Bill Plummer retires from ASA after 30 years.  A pioneer for the ASA, Plummer’s legacy to the nation’s top softball association will forever be remembered as he has been a pillar to the sport and the membership. “I am concluding my career with ASA with 30 ½ years and it has been really enjoyable,” said the 1999 ASA Hall of Famer for meritorious service. “I’ve traveled to the far corners of the world plus visited many of the U.S. cities in the best interest of the ASA. Along the way I’ve worked with some of the best and most dedicated people of this organization who have spent countless hours and effort to move the ASA forward.” Plummer joined the ASA National Office in May of 1979. From 1979 to 1996 he served as the Director of Public and Media Relations for the ASA. Most recently he served as the Hall of Fame manager, a duty that assistant director of marketing and communications. Holly Krivokapich will take over. He was also the editor of the Inside Pitch newsletter and the trade show, which will now be done by coordinator of marketing and communications Jamie Blanchard.  “I have some great memories,” added Plummer. “I’ll never forget the pageantry and excitement of the debut of softball in the Olympics in 1996. That will be a memory that I will always cherish. I’ve been fortunate to travel to different countries to help promote softball. My trip to the Czech Republic a couple years ago with our USA National Men’s Team will always be No. 1 on my list of trip memories. And celebrating the 75th anniversary last year will always hold a soft spot in my heart. It was a gala celebration and having the book (THE GAME AMERICA PLAYS: CELEBRATING 75 YEARS OF THE AMATEUR SOFTBALL ASSOCIATION) there was an added benefit.”

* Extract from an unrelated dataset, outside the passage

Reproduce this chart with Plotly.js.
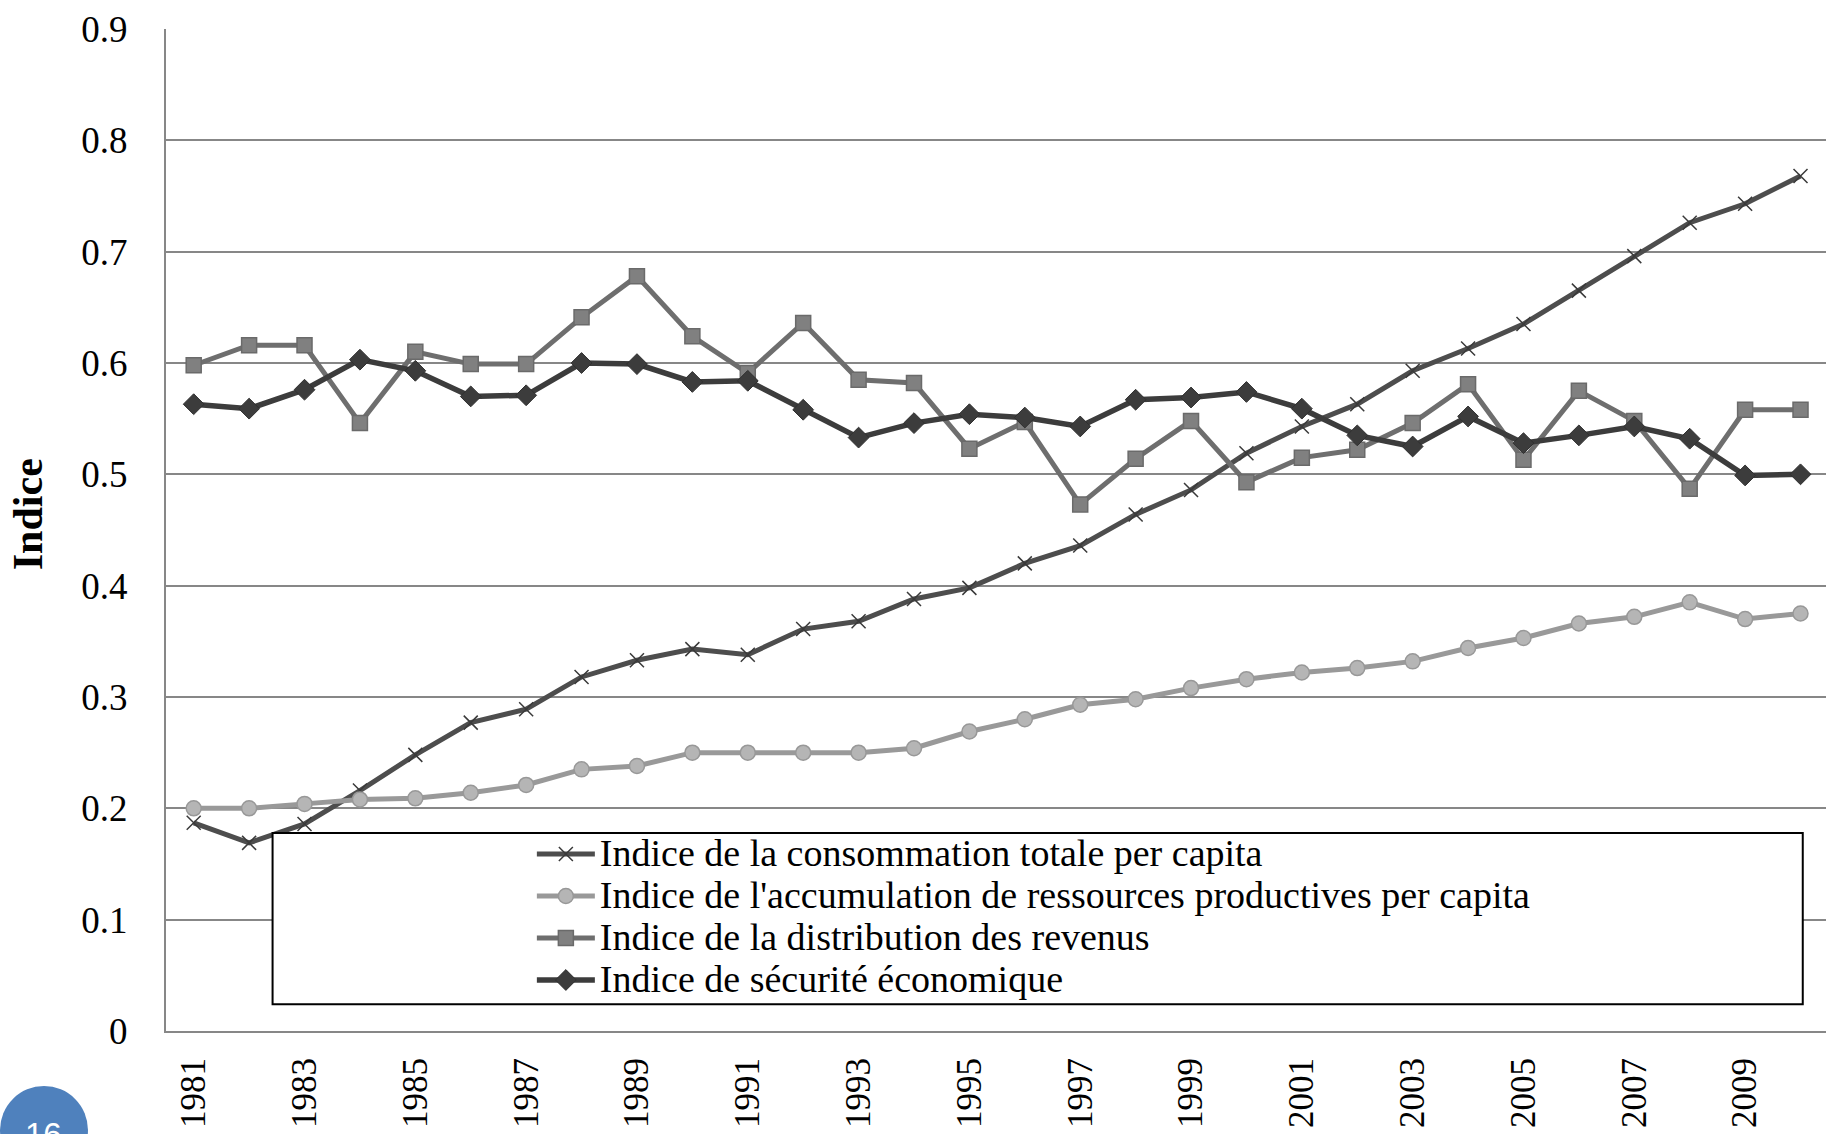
<!DOCTYPE html>
<html>
<head>
<meta charset="utf-8">
<script src="https://cdn.plot.ly/plotly-3.0.1.min.js"></script>
<style>
  html, body { margin: 0; padding: 0; background: #ffffff; }
  #chart { width: 1826px; height: 1134px; }
</style>
</head>
<body>
<div id="chart"></div>
<script>
const years = [1981, 1982, 1983, 1984, 1985, 1986, 1987, 1988, 1989, 1990,
               1991, 1992, 1993, 1994, 1995, 1996, 1997, 1998, 1999, 2000,
               2001, 2002, 2003, 2004, 2005, 2006, 2007, 2008, 2009, 2010];

const consommation = [0.187, 0.169, 0.186, 0.216, 0.248, 0.277, 0.289, 0.318, 0.333, 0.343,
                      0.338, 0.361, 0.368, 0.388, 0.398, 0.420, 0.436, 0.464, 0.486, 0.519,
                      0.543, 0.563, 0.593, 0.613, 0.635, 0.665, 0.696, 0.726, 0.743, 0.768];

const accumulation = [0.200, 0.200, 0.204, 0.208, 0.209, 0.214, 0.221, 0.235, 0.238, 0.250,
                      0.250, 0.250, 0.250, 0.254, 0.269, 0.280, 0.293, 0.298, 0.308, 0.316,
                      0.322, 0.326, 0.332, 0.344, 0.353, 0.366, 0.372, 0.385, 0.370, 0.375];

const distribution = [0.598, 0.616, 0.616, 0.546, 0.610, 0.599, 0.599, 0.641, 0.678, 0.624,
                      0.591, 0.636, 0.585, 0.582, 0.523, 0.547, 0.473, 0.514, 0.548, 0.493,
                      0.515, 0.522, 0.546, 0.581, 0.513, 0.575, 0.548, 0.487, 0.558, 0.558];

const securite = [0.563, 0.559, 0.576, 0.603, 0.593, 0.570, 0.571, 0.600, 0.599, 0.583,
                  0.584, 0.558, 0.533, 0.546, 0.554, 0.551, 0.543, 0.567, 0.569, 0.574,
                  0.559, 0.535, 0.525, 0.552, 0.528, 0.535, 0.543, 0.532, 0.499, 0.500];

const seriesNames = [
  "Indice de la consommation totale per capita",
  "Indice de l'accumulation de ressources productives per capita",
  "Indice de la distribution des revenus",
  "Indice de sécurité économique"
];

const yTickVals = [0, 0.1, 0.2, 0.3, 0.4, 0.5, 0.6, 0.7, 0.8, 0.9];
const yTickText = ["0", "0.1", "0.2", "0.3", "0.4", "0.5", "0.6", "0.7", "0.8", "0.9"];
const yTitle = "Indice";
const pageNumber = "16";

const SERIF = '"Liberation Serif", "Times New Roman", serif';
const legendName = n => '<span style="font-size:38px">' + n + '</span>';

const traces = [
  {
    x: years, y: consommation, name: legendName(seriesNames[0]),
    type: 'scatter', mode: 'lines+markers',
    line: { color: '#4d4d4d', width: 5 },
    marker: { symbol: 'x-thin', size: 14, color: '#3a3a3a', line: { color: '#3a3a3a', width: 1.5 } }
  },
  {
    x: years, y: accumulation, name: legendName(seriesNames[1]),
    type: 'scatter', mode: 'lines+markers',
    line: { color: '#999999', width: 5 },
    marker: { symbol: 'circle', size: 15, color: '#b5b5b5', line: { color: '#989898', width: 1.5 } }
  },
  {
    x: years, y: distribution, name: legendName(seriesNames[2]),
    type: 'scatter', mode: 'lines+markers',
    line: { color: '#6e6e6e', width: 5 },
    marker: { symbol: 'square', size: 15, color: '#808080', line: { color: '#6a6a6a', width: 1.5 } }
  },
  {
    x: years, y: securite, name: legendName(seriesNames[3]),
    type: 'scatter', mode: 'lines+markers',
    line: { color: '#3c3c3c', width: 5.5 },
    marker: { symbol: 'diamond', size: 16, color: '#3c3c3c', line: { color: '#303030', width: 1 } }
  }
];

const layout = {
  width: 1826, height: 1134,
  margin: { l: 166, r: 0, t: 29, b: 103, pad: 0 },
  paper_bgcolor: '#ffffff', plot_bgcolor: '#ffffff',
  font: { family: SERIF, color: '#000000' },
  showlegend: true,
  xaxis: {
    range: [1980.5, 2010.46],
    tickmode: 'linear', tick0: 1981, dtick: 2,
    tickangle: -90,
    tickfont: { family: SERIF, size: 35, color: '#000000' },
    ticks: '', ticklabelstandoff: 11,
    showgrid: false, zeroline: false,
    showline: true, linecolor: '#878787', linewidth: 2,
    fixedrange: true
  },
  yaxis: {
    range: [0, 0.9],
    tickmode: 'array', tickvals: yTickVals, ticktext: yTickText,
    tickfont: { family: SERIF, size: 37, color: '#000000' },
    ticks: '', ticklabelstandoff: 29,
    showgrid: true, gridcolor: '#878787', gridwidth: 2,
    zeroline: false,
    showline: true, linecolor: '#878787', linewidth: 2,
    title: { text: '<b>&nbsp;&nbsp;&nbsp;' + yTitle + '</b>', font: { family: SERIF, size: 42, color: '#000000' }, standoff: 26 },
    fixedrange: true
  },
  legend: {
    x: 0.2204, y: 0.2026, xanchor: 'left', yanchor: 'top',
    bgcolor: 'rgba(0,0,0,0)', borderwidth: 0,
    itemwidth: 58,
    font: { family: SERIF, size: 30, color: '#000000' },
    traceorder: 'normal'
  },
  shapes: [
    {
      type: 'rect', xref: 'paper', yref: 'paper', layer: 'above',
      x0: 0.0642, x1: 0.986, y0: 0.0268, y1: 0.1977,
      fillcolor: '#ffffff', line: { color: '#000000', width: 2 }
    },
    {
      type: 'circle', xref: 'paper', yref: 'paper', layer: 'above',
      x0: -0.1, x1: -0.047, y0: -0.1427, y1: -0.0549,
      fillcolor: '#4f81bd', line: { width: 0 }
    }
  ],
  annotations: [
    {
      text: pageNumber, xref: 'paper', yref: 'paper',
      x: -0.0735, y: -0.1028, xanchor: 'center', yanchor: 'middle',
      showarrow: false,
      font: { family: '"Liberation Sans", Arial, sans-serif', size: 33, color: '#ffffff' }
    }
  ]
};

Plotly.newPlot('chart', traces, layout, { displayModeBar: false, staticPlot: true });
</script>
</body>
</html>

This man knows more about Softball History than any man alive in the United States today. He has helped me many times over with information on this site and I want to take the time to thank him for all he’s done for me. I still miss talking to him to this day. The link above is an article he wrote many years ago on the origins of softball. Anybody that must do a research project on the History of Softball need not look any further than that page.

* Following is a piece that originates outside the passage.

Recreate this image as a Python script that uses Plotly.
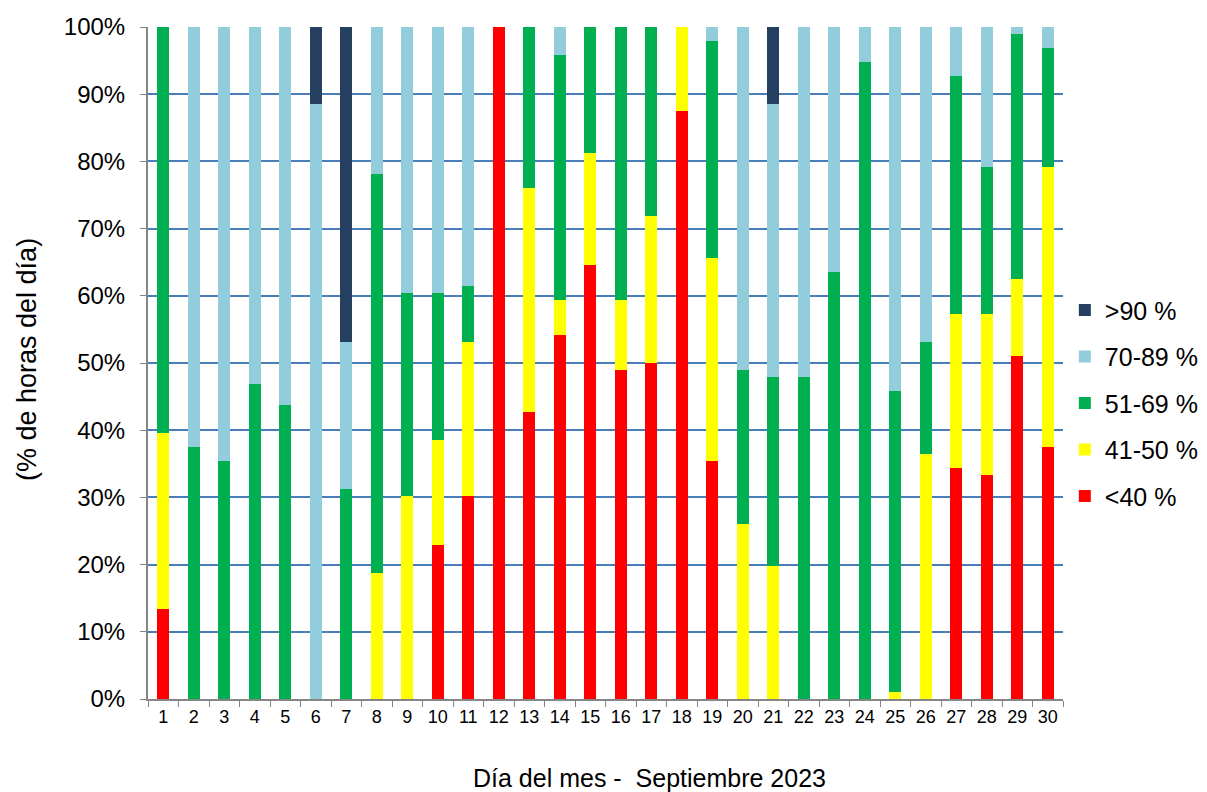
import plotly.graph_objects as go

days = [str(d) for d in range(1, 31)]

# percentage of hours of the day per humidity class
lt40 = [13.4, 0, 0, 0, 0, 0, 0, 0, 0, 22.9, 30.2, 100, 42.7, 54.2, 64.6, 49.0, 50.0, 87.5,
        35.4, 0, 0, 0, 0, 0, 0, 0, 34.4, 33.3, 51.0, 37.5]
p41_50 = [26.2, 0, 0, 0, 0, 0, 0, 18.8, 30.2, 15.6, 22.9, 0, 33.3, 5.2, 16.7, 10.4, 21.9, 12.5,
          30.2, 26.0, 19.8, 0, 0, 0, 1.0, 36.5, 22.9, 24.0, 11.5, 41.7]
p51_69 = [60.4, 37.5, 35.4, 46.9, 43.8, 0, 31.3, 59.3, 30.2, 21.9, 8.4, 0, 24.0, 36.4, 18.7, 40.6,
          28.1, 0, 32.3, 23.0, 28.1, 47.9, 63.5, 94.8, 44.8, 16.6, 35.4, 21.9, 36.5, 17.7]
p70_89 = [0, 62.5, 64.6, 53.1, 56.2, 88.5, 21.8, 21.9, 39.6, 39.6, 38.5, 0, 0, 4.2, 0, 0, 0, 0,
          2.1, 51.0, 40.6, 52.1, 36.5, 5.2, 54.2, 46.9, 7.3, 20.8, 1.0, 3.1]
gt90 = [0, 0, 0, 0, 0, 11.5, 46.9, 0, 0, 0, 0, 0, 0, 0, 0, 0, 0, 0,
        0, 0, 11.5, 0, 0, 0, 0, 0, 0, 0, 0, 0]

y_ticks = list(range(0, 101, 10))
y_tick_labels = [f"{v}%" for v in y_ticks]

series = [
    ("<40 %", lt40, "#FF0000"),
    ("41-50 %", p41_50, "#FFFF00"),
    ("51-69 %", p51_69, "#00B050"),
    ("70-89 %", p70_89, "#92CDDC"),
    (">90 %", gt90, "#243F60"),
]

fig = go.Figure()
for i, (name, vals, color) in enumerate(series):
    fig.add_trace(go.Bar(x=days, y=vals, name=name, marker_color=color,
                         marker_line_width=0, legendgroup=name,
                         legendrank=1000 - i))

font = "Liberation Sans, Arial, sans-serif"
fig.update_layout(
    barmode="stack",
    bargap=0.6,
    width=1207, height=792,
    margin=dict(l=148, r=144, t=27, b=93, autoexpand=False),
    plot_bgcolor="white", paper_bgcolor="white",
    font=dict(family=font, color="#000000"),
    showlegend=True,
    legend=dict(traceorder="grouped", x=1.002, xanchor="left", y=0.44, yanchor="middle",
                font=dict(size=25, family=font), tracegroupgap=11,
                itemwidth=30, bgcolor="rgba(0,0,0,0)"),
    xaxis=dict(type="category", tickson="boundaries", ticks="outside", ticklen=6,
               tickcolor="#868686", showline=True, linecolor="#868686", linewidth=2,
               tickfont=dict(size=18), tickangle=0, showgrid=False, automargin=False),
    yaxis=dict(range=[0, 100], tickvals=y_ticks, ticktext=y_tick_labels,
               ticks="outside", ticklen=6, ticklabelstandoff=10,
               tickcolor="#868686", showline=True, linecolor="#868686", linewidth=2,
               gridcolor="#4A7EBB", gridwidth=2, tickfont=dict(size=24),
               zeroline=False, automargin=False),
    annotations=[
        dict(text="Día del mes -  Septiembre 2023", xref="paper", yref="paper",
             x=0.5486, y=-0.1176, xanchor="center", yanchor="middle", showarrow=False,
             font=dict(size=25, family=font)),
        dict(text="(% de horas del día)", xref="paper", yref="paper",
             x=-0.1322, y=0.5045, xanchor="center", yanchor="middle", showarrow=False,
             textangle=-90, font=dict(size=27, family=font)),
    ],
)

fig.write_html("out.html", config={"displayModeBar": False},
               post_script="document.body.style.margin='0';")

Click here for his ASA Hall of Fame Bio Page – Bill Plummer ASA Hall of Fame Bio

I will put his ASA Hall of Fame Bio here to read. But please click on the page to see the actual one. Sometimes if you click on the link, it will just take you to the USA Softball Site and then you have to click on Resources and then National Hall of Fame and then Members and then Search Meritorious Service and then click on his name. In case you don’t have time, here it is.

Bill Plummer III

Was employed at the ASA National Office for 30 ½ years (May 6 1979 to Dec. 31, 2009) and served as communications coordinator and Hall of Fame Services Manager/Historian. He was instrumental in softball attaining world-wide media coverage and recognition through his efforts as press officer at two Pan American Games, 13 U.S. Olympic Festivals, six ISF World Championships and the 1996 Olympic Games where he was the information manager. A 1973 graduate of Indiana University, Plummer has written widely about the sport for almost five decades. He authored the book; “The Game America Plays: Celebrating 75 years of the Amateur Softball Association,” in 2008 and co-authored another book in 2012 and co-authored another one in 2013, which won the Oklahoma Sports Historian Award in 2014. He has also contributed to 11 other books about softball. Besides the National Softball Hall of Fame, Plummer is a member of four other ASA Halls of Fame: New York State, Tidewater, Oklahoma and Indiana. He writes for the website: and for Fast Pitch Magazine, an online publication. Plummer, a native of Syracuse, NY, passed away on April 9, 2016.